Wow, how things have grown at the Ladner Community Garden! I was at the garden this morning to get the children's garden watered before it got too warm out and to harvest some peas. The peas were planted back in March by the grade three class. We had lots of snacking of the pods when the class was there. Now the pods are full of peas and ready to be harvested.

Standard peas are harvested when the pods have filled out but before the peas become tough and lose sweetness. Be careful not to injure the vines when picking.

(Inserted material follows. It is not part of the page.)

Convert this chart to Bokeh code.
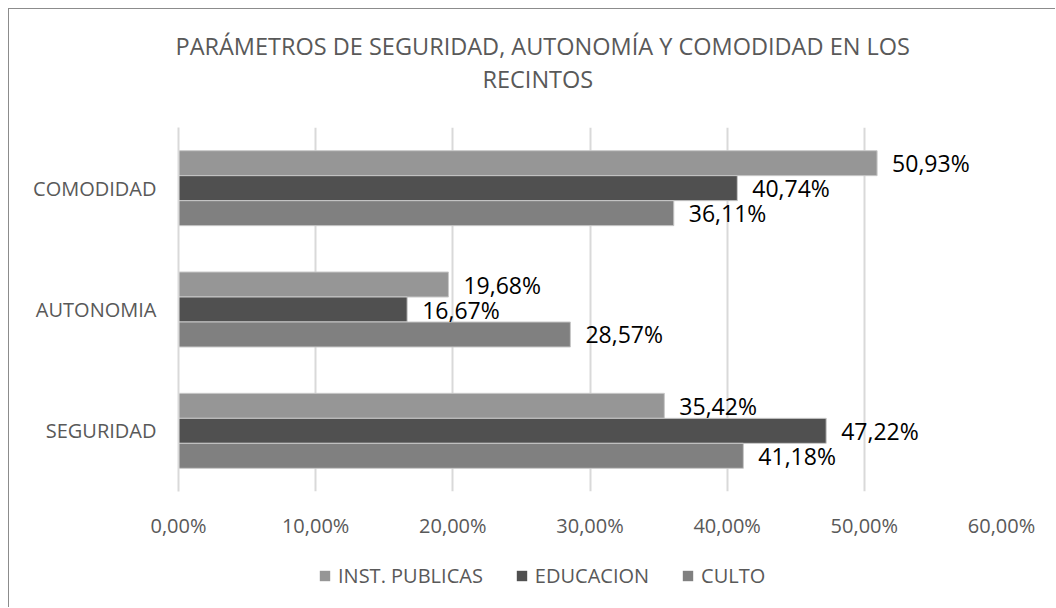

Just look how well the peas have produced this year! I hope to plant some more peas but they need to go in before July 15 for fall harvesting. I harvested approximately 4 1/2 pounds of peas. Mind you I still have yet to shell them.
Fresh peas in their pods will keep in the fridge for 7-10 days. Flavour is best when eaten soon after harvest.
So be sure to check your peas in your gardens. Harvest them as they mature. The peas along the bottom of the plant are well hidden and usually ready first. Leave any pods that are not ready to fill out for another harvest next week.

Wednesday, July 4, 2012

July in the Ladner Community Garden

Here it is July and our community garden is thriving. The gardens are all growing well with the combination of sun and rain, well,  a little too much rain but then who doesn't need a day off from watering?

Last month the volunteers completed the building of two pergolas in the center of the garden. We can't wait to get some gardens around the outside so we can grow plants over the top of the arbor. There is a purpose for all the reclaimed cement sitting at the front of the garden. We like to repurpose old driveways and make them into rock gardens. We even received some larger cement pieces to be used for a floor under the pergolas. Imagine creeping Thyme planted in between the slabs, what a vision!

The pergolas are looking pretty bare so we are anxious to pretty them up. So what's happening in July?

Check out this photo of an herb spiral that a couple of master gardeners built at Kirkland House. Our plans are to build one of these where we have the wet area on the east side of the garden. This is a form of permaculture in that an herb spiral uses less space than conventional planting and you can amend the soil to suit each plant. I know we can make one a lot larger with all the rocks we have had donated. Let one of the board members know if you are interested in participating in this project. By helping out you may want to create one in your own garden at home. I think that once planted with herbs we can use it communally as we only need to use a few leaves at a time usually. It will also help the allotment holders to free up space in their gardens.

Things to watch for in the garden. If you click on the above photo of my garlic you will see garlic rust has hit the garden. Look for tiny orange spots on the leaves of your garlic. I have written about what to do about garlic rust on my blog here.

I checked my garlic last night and it is fine. Check out how big this garlic bulb is! I will harvest the rest once the foliage dies back.

I can't say enough about how beautiful the West Coast Seeds trial gardens are. The colours are magnificent and Mark has placed signage on each bed so we know what seeds to buy if we would like to use this type of planting in our gardens. Thank you Mark!

Its time to harvest your crops before they bolt. With warmer weather coming your lettuce, spinach, radishes and other cool season crops may start to go to seed. I saw this broccoli starting to flower yesterday. Be sure to pick the top head so that your side shoots will start producing heads. There is nothing worse than wasted food. If you have too much harvest consider donating it to the local food bank. They will take donations of fresh vegetables anytime between 9-4 on Mondays and Tuesdays. The can be dropped of at the Ladner Christian Fellowship Church.